Typically a 1.5 m flood occurs every three years, a 4 m flood every decade, and a fill or near fill four times a century. The water in the lake soon evaporates with a minor and medium flood drying by the end of the following summer.

2009

The 2009 Lake Eyre flood peaked at 1.5 m (5 ft) deep in late May which is a quarter of its maximum recorded depth of 6 m (20 ft). 9 km3 (2 cu mi) of water crossed the Queensland-South Australian border with most of it coming from massive floods in the Georgina River. However the greater proportion soaked into the desert or evaporated en route to the lake leaving less than 4 km3 (0.24 cu mi) in the lake which covered an area of 800 km2 (309 sq mi) or 12% of the lake.
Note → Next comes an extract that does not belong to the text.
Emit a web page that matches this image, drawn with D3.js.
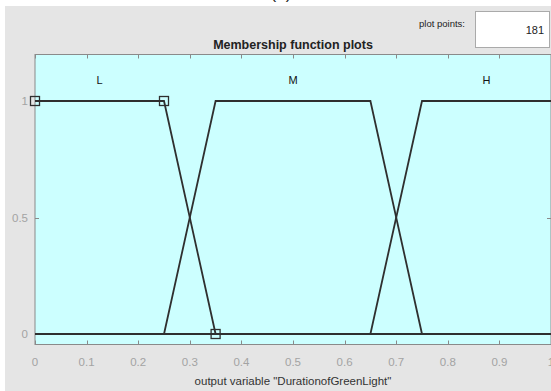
<!DOCTYPE html>
<html>
<head>
<meta charset="utf-8">
<script src="https://cdn.jsdelivr.net/npm/d3@7/dist/d3.min.js"></script>
<style>
  html, body { margin: 0; padding: 0; background: #ffffff; }
  svg { display: block; font-family: "Liberation Sans", Arial, Helvetica, sans-serif; }
</style>
</head>
<body>
<svg id="chart" width="551" height="391"></svg>
<script>
// Membership functions of the output variable (trapezoids: a, b, c, d)
const mfNames  = ["L", "M", "H"];
const mfParams = [
  [0, 0, 0.25, 0.35],
  [0.25, 0.35, 0.65, 0.75],
  [0.65, 0.75, 1, 1]
];
const labelPos = [0.125, 0.5, 0.875];
const selectedMf = 0;            // L is the highlighted function (square handles)
const xTicks = [0, 0.1, 0.2, 0.3, 0.4, 0.5, 0.6, 0.7, 0.8, 0.9, 1];
const yTicks = [0, 0.5, 1];
const plotPoints = 181;
const variableName = "DurationofGreenLight";

const svg = d3.select("#chart");

// panel background
svg.append("rect").attr("x", 5).attr("y", 6).attr("width", 546).attr("height", 385)
  .attr("fill", "#e5e5e5");

// figure caption, mostly cut off at the top
svg.append("text").attr("x", 281).attr("y", -1).attr("text-anchor", "middle")
  .attr("font-size", 17).attr("fill", "#222").text("(b)");

const x = d3.scaleLinear().domain([0, 1]).range([35, 551]);
const y = d3.scaleLinear().domain([0, 1]).range([334, 101]);
const yTop = 54.5, yBottom = 344.5;

// plot area
svg.append("rect").attr("x", x(0)).attr("y", yTop)
  .attr("width", x(1) - x(0)).attr("height", yBottom - yTop)
  .attr("fill", "#ccffff").attr("stroke", "#8a8a8a").attr("stroke-width", 1);

// inward ticks on all four sides
const tickG = svg.append("g").attr("stroke", "#8a8a8a").attr("stroke-width", 1);
xTicks.forEach(t => {
  const px = Math.round(x(t)) + 0.5;
  tickG.append("line").attr("x1", px).attr("x2", px).attr("y1", yBottom).attr("y2", yBottom - 4);
  tickG.append("line").attr("x1", px).attr("x2", px).attr("y1", yTop).attr("y2", yTop + 4);
});
yTicks.forEach(t => {
  const py = Math.round(y(t)) + 0.5;
  tickG.append("line").attr("x1", x(0)).attr("x2", x(0) + 4).attr("y1", py).attr("y2", py);
  tickG.append("line").attr("x1", x(1)).attr("x2", x(1) - 4).attr("y1", py).attr("y2", py);
});

// tick labels
svg.append("g").selectAll("text").data(xTicks).join("text")
  .attr("x", d => x(d)).attr("y", 366).attr("text-anchor", "middle")
  .attr("font-size", 11.5).attr("fill", "#a3a3a3").text(d => d3.format("~g")(d));
svg.append("g").selectAll("text").data(yTicks).join("text")
  .attr("x", 28).attr("y", d => y(d) + 4).attr("text-anchor", "end")
  .attr("font-size", 11.5).attr("fill", "#a3a3a3").text(d => d3.format("~g")(d));

// membership function curves over the whole range
const line = d3.line().x(d => x(d[0])).y(d => y(d[1]));
mfParams.forEach(p => {
  const pts = [[0, p[0] === p[1] && p[0] === 0 ? 1 : 0]];
  if (!(p[0] === 0 && p[1] === 0)) { pts.push([p[0], 0]); }
  pts.push([p[1], 1], [p[2], 1]);
  if (!(p[2] === 1 && p[3] === 1)) { pts.push([p[3], 0], [1, 0]); }
  svg.append("path").attr("d", line(pts)).attr("fill", "none")
    .attr("stroke", "#2f2f2f").attr("stroke-width", 1.8).attr("stroke-linejoin", "miter");
});

// square handles on the selected function
const sp = mfParams[selectedMf];
const handles = [[sp[0], 1], [sp[2], 1], [sp[3], 0]];
svg.append("g").selectAll("rect").data(handles).join("rect")
  .attr("x", d => x(d[0]) - 4.5).attr("y", d => y(d[1]) - 4.5)
  .attr("width", 9).attr("height", 9)
  .attr("fill", "none").attr("stroke", "#2f2f2f").attr("stroke-width", 1.3);

// function names
svg.append("g").selectAll("text").data(mfNames).join("text")
  .attr("x", (d, i) => x(labelPos[i])).attr("y", 84).attr("text-anchor", "middle")
  .attr("font-size", 11).attr("fill", "#111").text(d => d);

// title
svg.append("text").attr("x", 293).attr("y", 49).attr("text-anchor", "middle")
  .attr("font-size", 12.5).attr("font-weight", "bold").attr("fill", "#222")
  .text("Membership function plots");

// axis title
svg.append("text").attr("x", 293).attr("y", 385).attr("text-anchor", "middle")
  .attr("font-size", 11.5).attr("fill", "#333")
  .text(`output variable "${variableName}"`);

// plot points control
svg.append("text").attr("x", 465).attr("y", 27).attr("text-anchor", "end")
  .attr("font-size", 9.5).attr("fill", "#222").text("plot points:");
svg.append("rect").attr("x", 475.5).attr("y", 11.5).attr("width", 74).attr("height", 36)
  .attr("fill", "#ffffff").attr("stroke", "#aaaaaa").attr("stroke-width", 1);
svg.append("text").attr("x", 544).attr("y", 34).attr("text-anchor", "end")
  .attr("font-size", 11).attr("fill", "#222").text(plotPoints);
</script>
</body>
</html>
As the flood did not start filling the lake's deepest point (Belt Bay) until late March little bird life appeared preferring instead to nest in the upper reaches of the Lake Eyre Basin, north of Birdsville, where large lakes appeared in January as a result of monsoonal rain.

2010

The high rainfall in summer sent flood water into the Diamantina, Georgina and Cooper Creek catchments of the Lake Eyre basin. The higher rainfall has prompted many different birds to migrate back to the area for breeding.

2011

Heavy rain in early March filled the southern end of the lake, with the north of the usually-dry salt pan about 75 per cent covered with water continuing to inflow from local creeks.